Source data
----

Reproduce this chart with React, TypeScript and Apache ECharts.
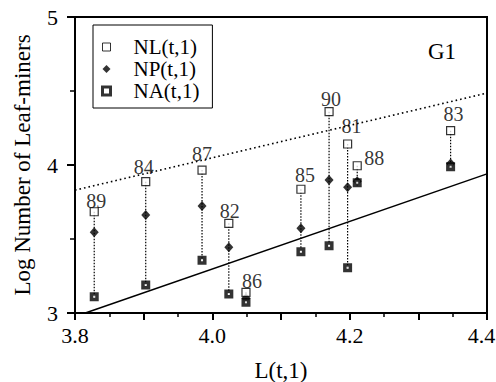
import React, { useEffect, useRef } from "react";
import * as echarts from "echarts";

// ---- data ----
const years = ["89", "84", "87", "82", "86", "85", "90", "81", "88", "83"];
const lValues = [3.828, 3.903, 3.985, 4.024, 4.049, 4.129, 4.17, 4.197, 4.211, 4.347];
const nlValues = [3.684, 3.887, 3.966, 3.606, 3.14, 3.836, 4.36, 4.142, 3.995, 4.232];
const npValues = [3.545, 3.662, 3.723, 3.444, 3.1, 3.572, 3.899, 3.849, 3.89, 4.01];
const naValues = [3.11, 3.189, 3.356, 3.128, 3.072, 3.414, 3.455, 3.306, 3.88, 3.989];
const upperLine = [
  [3.8, 3.83],
  [4.4, 4.486],
];
const lowerLine = [
  [3.815, 3.0],
  [4.4, 3.94],
];
const xTicks = { min: 3.8, max: 4.4, interval: 0.1 };
const yTicks = { min: 3, max: 5, interval: 1 };

// label placement (styling only): shift of the label centre from the marker centre
const labelOffsets = [
  [2, -10],
  [-2, -14],
  [0, -15],
  [1, -12],
  [6, -11],
  [4, -14],
  [2, -12],
  [4, -17],
  [17, -7],
  [3, -16],
];

const FONT = '"Liberation Serif", "Times New Roman", serif';

export default function App() {
  const ref = useRef<HTMLDivElement>(null);

  useEffect(() => {
    if (!ref.current) return;
    const chart = echarts.init(ref.current, null, { renderer: "svg" });

    const LABEL_SIZE = 20;
    const nlData = lValues.map((x, i) => ({
      value: [x, nlValues[i]],
      label: {
        show: true,
        formatter: years[i],
        position: "top",
        distance: 0,
        offset: [labelOffsets[i][0], labelOffsets[i][1] + 4 + LABEL_SIZE / 2],
        color: "#000",
        lineHeight: LABEL_SIZE,
        fontFamily: FONT,
        fontSize: LABEL_SIZE,
      },
    }));
    const npData = lValues.map((x, i) => [x, npValues[i]]);
    const naData = lValues.map((x, i) => [x, naValues[i]]);
    const connData = lValues.map((x, i) => [x, nlValues[i], naValues[i]]);

    chart.setOption({
      animation: false,
      backgroundColor: "#fff",
      grid: {
        left: 75,
        right: 9,
        top: 17,
        bottom: 69,
        show: true,
        borderColor: "#000",
        borderWidth: 2,
        containLabel: false,
        outerBoundsMode: "none",
      },
      legend: {
        show: true,
        left: 93,
        top: 25,
        orient: "vertical",
        data: [
          { name: "NL(t,1)", itemStyle: { color: "#fff", borderColor: "#000", borderWidth: 1 } },
          { name: "NP(t,1)", itemStyle: { color: "#000", borderWidth: 0 } },
          { name: "NA(t,1)", itemStyle: { color: "#fff", borderColor: "#000", borderWidth: 3 } },
        ],
        itemWidth: 8,
        itemHeight: 8,
        itemGap: 0,
        padding: [11, 13, 6, 8],
        borderColor: "#000",
        borderWidth: 1,
        backgroundColor: "#fff",
        textStyle: {
          color: "#000",
          fontFamily: FONT,
          fontSize: 21,
          lineHeight: 22,
          padding: [0, 0, 0, 18],
        },
        selectedMode: false,
      },
      xAxis: {
        type: "value",
        min: xTicks.min,
        max: xTicks.max,
        interval: xTicks.interval,
        name: "L(t,1)",
        nameLocation: "middle",
        nameGap: 46,
        nameMoveOverlap: false,
        nameTextStyle: { color: "#000", fontFamily: FONT, fontSize: 23 },
        axisLine: { show: true, onZero: false, lineStyle: { color: "#000", width: 2 } },
        axisTick: { show: true, inside: false, length: 7, lineStyle: { color: "#000", width: 2 } },
        minorTick: { show: true, splitNumber: 2, length: 4, lineStyle: { color: "#000", width: 1.5 } },
        splitLine: { show: false },
        axisLabel: {
          color: "#000",
          fontFamily: FONT,
          fontSize: 22,
          margin: 11,
          showMinLabel: true,
          showMaxLabel: true,
          hideOverlap: false,
          formatter: (v: number) => {
            if (Math.round(v * 10) % 2 !== 0) return "";
            if (Math.abs(v - xTicks.max) < 1e-6) return "{m|" + v.toFixed(1) + "}";
            return v.toFixed(1);
          },
          rich: {
            m: { color: "#000", fontFamily: FONT, fontSize: 22, padding: [0, 11, 0, 0] },
          },
        },
      },
      yAxis: {
        type: "value",
        min: yTicks.min,
        max: yTicks.max,
        interval: yTicks.interval,
        name: "Log Number of Leaf-miners",
        nameLocation: "middle",
        nameGap: 41,
        nameMoveOverlap: false,
        nameTextStyle: { color: "#000", fontFamily: FONT, fontSize: 23 },
        axisLine: { show: true, onZero: false, lineStyle: { color: "#000", width: 2 } },
        axisTick: { show: true, inside: false, length: 8, lineStyle: { color: "#000", width: 2 } },
        minorTick: { show: true, splitNumber: 2, length: 5, lineStyle: { color: "#000", width: 1.5 } },
        splitLine: { show: false },
        axisLabel: {
          color: "#000",
          fontFamily: FONT,
          fontSize: 22,
          margin: 17,
          showMinLabel: true,
          showMaxLabel: true,
        },
      },
      graphic: [
        {
          type: "text",
          x: 442,
          y: 51,
          style: {
            text: "G1",
            fill: "#000",
            font: `23px ${FONT}`,
            align: "center",
            verticalAlign: "middle",
            textAlign: "center",
            textVerticalAlign: "middle",
          },
        },
      ],
      series: [
        {
          type: "line",
          name: "upper",
          data: upperLine,
          symbol: "none",
          lineStyle: { color: "#000", width: 1.6, type: [1.6, 3] },
          z: 1,
          silent: true,
        },
        {
          type: "line",
          name: "lower",
          data: lowerLine,
          symbol: "none",
          lineStyle: { color: "#000", width: 1.5, type: "solid" },
          z: 1,
          silent: true,
        },
        {
          type: "custom",
          name: "conn",
          data: connData,
          z: 2,
          silent: true,
          renderItem: (params: any, api: any) => {
            const p1 = api.coord([api.value(0), api.value(1)]);
            const p2 = api.coord([api.value(0), api.value(2)]);
            return {
              type: "line",
              shape: { x1: p1[0], y1: p1[1], x2: p2[0], y2: p2[1] },
              style: { stroke: "#000", lineWidth: 1.2, lineDash: [1.5, 1.5] },
            };
          },
        },
        {
          type: "scatter",
          name: "NP(t,1)",
          data: npData,
          symbol: "diamond",
          symbolSize: [9, 10],
          itemStyle: { color: "#000" },
          z: 3,
        },
        {
          type: "scatter",
          name: "NA(t,1)",
          data: naData,
          symbol: "rect",
          symbolSize: 5.5,
          itemStyle: { color: "#fff", borderColor: "#000", borderWidth: 3.5 },
          z: 4,
        },
        {
          type: "scatter",
          name: "NL(t,1)",
          data: nlData,
          symbol: "rect",
          symbolSize: 8,
          itemStyle: { color: "#fff", borderColor: "#000", borderWidth: 1.2 },
          z: 5,
        },
      ],
    });

    return () => chart.dispose();
  }, []);

  return (
    <div
      ref={ref}
      style={{ position: "absolute", left: 0, top: 0, width: 496, height: 382, background: "#fff" }}
    />
  );
}
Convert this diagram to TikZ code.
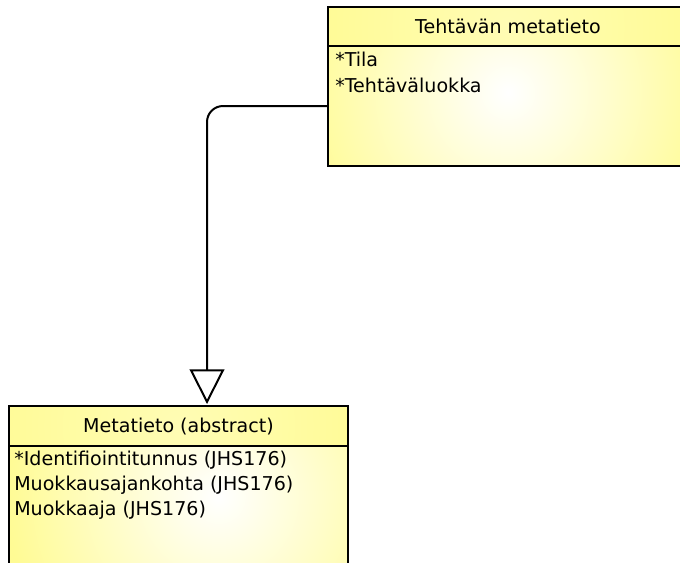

----

**Written problem**:
Please restate the material above line by line, exactly, beginning at its first line and ending with the line that contains "import * as", without any pictures.

**The answer**:
Reproduce this chart with React, TypeScript and Apache ECharts.
import React, { useEffect, useRef } from "react";
import * as echarts from "echarts";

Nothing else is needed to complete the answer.